The first thing I decided to do was build the M2 PSU board. This is a standard double-sided printer circuit board.
|Here is the unpopulated board from both sides.
I began with the smallest components (i.e. the ones that stand lowest off the board's surface) ending with the 'highest'.
Ensure that they are, and remain, perfectly flushed to the PCB surface.
So that it remains solidly in place, it helps to pull the tags through and bend them over slightly before soldering. This ensures that there is not enough room (or play) for the valve bases, or their pins, to move up or down when replacing valves; hopefully increasing the life of the unit through reduced ware and tare.
Below is some video footage showing the process of fitting the valve bases.

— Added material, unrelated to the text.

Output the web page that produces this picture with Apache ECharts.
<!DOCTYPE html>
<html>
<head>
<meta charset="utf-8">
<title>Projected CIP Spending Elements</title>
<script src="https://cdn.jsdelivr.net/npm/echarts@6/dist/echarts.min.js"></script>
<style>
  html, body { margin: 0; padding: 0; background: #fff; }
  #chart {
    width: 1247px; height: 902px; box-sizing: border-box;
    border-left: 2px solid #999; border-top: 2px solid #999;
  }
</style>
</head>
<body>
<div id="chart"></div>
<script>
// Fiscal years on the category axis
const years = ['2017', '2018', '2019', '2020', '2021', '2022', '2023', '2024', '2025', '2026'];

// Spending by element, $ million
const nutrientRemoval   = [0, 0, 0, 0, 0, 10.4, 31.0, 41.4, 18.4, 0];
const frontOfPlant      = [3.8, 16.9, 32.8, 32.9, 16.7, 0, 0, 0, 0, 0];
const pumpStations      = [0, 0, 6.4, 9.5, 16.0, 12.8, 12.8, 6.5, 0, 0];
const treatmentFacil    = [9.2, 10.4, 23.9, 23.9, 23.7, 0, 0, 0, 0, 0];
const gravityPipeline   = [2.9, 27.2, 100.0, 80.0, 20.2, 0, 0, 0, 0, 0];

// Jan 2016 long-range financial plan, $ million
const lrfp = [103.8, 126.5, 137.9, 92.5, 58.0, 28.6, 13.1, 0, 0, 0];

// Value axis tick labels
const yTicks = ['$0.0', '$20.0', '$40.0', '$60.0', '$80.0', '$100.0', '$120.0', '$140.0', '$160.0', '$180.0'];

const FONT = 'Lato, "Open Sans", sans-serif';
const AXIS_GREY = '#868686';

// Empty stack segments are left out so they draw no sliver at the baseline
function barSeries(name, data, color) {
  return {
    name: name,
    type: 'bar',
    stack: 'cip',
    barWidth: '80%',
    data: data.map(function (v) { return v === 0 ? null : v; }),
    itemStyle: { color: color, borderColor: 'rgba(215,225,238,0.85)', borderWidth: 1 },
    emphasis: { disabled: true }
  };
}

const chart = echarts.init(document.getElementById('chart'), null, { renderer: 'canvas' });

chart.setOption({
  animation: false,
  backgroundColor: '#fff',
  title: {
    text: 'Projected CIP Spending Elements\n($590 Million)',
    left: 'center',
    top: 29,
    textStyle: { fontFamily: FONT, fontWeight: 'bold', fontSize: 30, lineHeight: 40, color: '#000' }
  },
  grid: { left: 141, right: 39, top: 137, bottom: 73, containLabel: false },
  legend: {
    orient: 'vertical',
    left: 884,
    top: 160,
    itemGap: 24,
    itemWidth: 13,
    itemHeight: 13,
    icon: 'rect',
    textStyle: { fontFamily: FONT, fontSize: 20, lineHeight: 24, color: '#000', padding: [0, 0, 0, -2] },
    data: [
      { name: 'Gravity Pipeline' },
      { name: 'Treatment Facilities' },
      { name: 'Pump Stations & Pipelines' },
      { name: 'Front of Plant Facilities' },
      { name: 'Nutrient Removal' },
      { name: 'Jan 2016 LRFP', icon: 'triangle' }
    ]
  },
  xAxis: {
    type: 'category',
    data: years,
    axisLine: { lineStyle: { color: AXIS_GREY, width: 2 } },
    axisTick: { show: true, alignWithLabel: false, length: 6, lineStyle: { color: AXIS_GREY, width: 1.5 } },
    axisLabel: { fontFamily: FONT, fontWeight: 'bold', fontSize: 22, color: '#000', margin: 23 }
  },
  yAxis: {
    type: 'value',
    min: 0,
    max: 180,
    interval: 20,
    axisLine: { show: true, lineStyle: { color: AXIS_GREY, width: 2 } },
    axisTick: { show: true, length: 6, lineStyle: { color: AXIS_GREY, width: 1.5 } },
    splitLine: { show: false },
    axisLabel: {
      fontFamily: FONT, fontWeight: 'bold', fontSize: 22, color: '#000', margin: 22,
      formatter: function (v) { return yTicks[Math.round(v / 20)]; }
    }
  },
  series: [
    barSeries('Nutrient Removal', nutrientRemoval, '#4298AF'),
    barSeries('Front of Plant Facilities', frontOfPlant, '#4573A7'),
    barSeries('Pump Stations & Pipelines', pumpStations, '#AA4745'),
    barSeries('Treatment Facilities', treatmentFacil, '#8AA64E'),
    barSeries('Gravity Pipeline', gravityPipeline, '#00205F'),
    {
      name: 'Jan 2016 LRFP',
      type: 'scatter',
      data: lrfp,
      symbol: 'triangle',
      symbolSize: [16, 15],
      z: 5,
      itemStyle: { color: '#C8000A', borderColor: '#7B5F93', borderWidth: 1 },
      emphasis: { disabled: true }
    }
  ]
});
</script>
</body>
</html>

The Audio Note tin capacitor provided another problem; I didn't have any tie wraps long enough to go around it. I got round this problem by chaining together two tie wraps - I've never thought of that before. This capacitor does have a conductive body so it is essential to secure it well so that there is no danger of the leads touching the body; especially if the unit gets jolted.
I was hoping to have used PCB pins so that I could solder leads onto them from the upper side of the board. However, unlike the boards from the Kit1, the holes in this board were the wrong size to accept the pins that I have.
So, this board was very straightforward to construct. One thing to note from experience is that when soldering the pot (variable resistor) shown in the top right-hand corner, you should make sure you solder the legs quickly because too much heat can easily damage these delicate devices.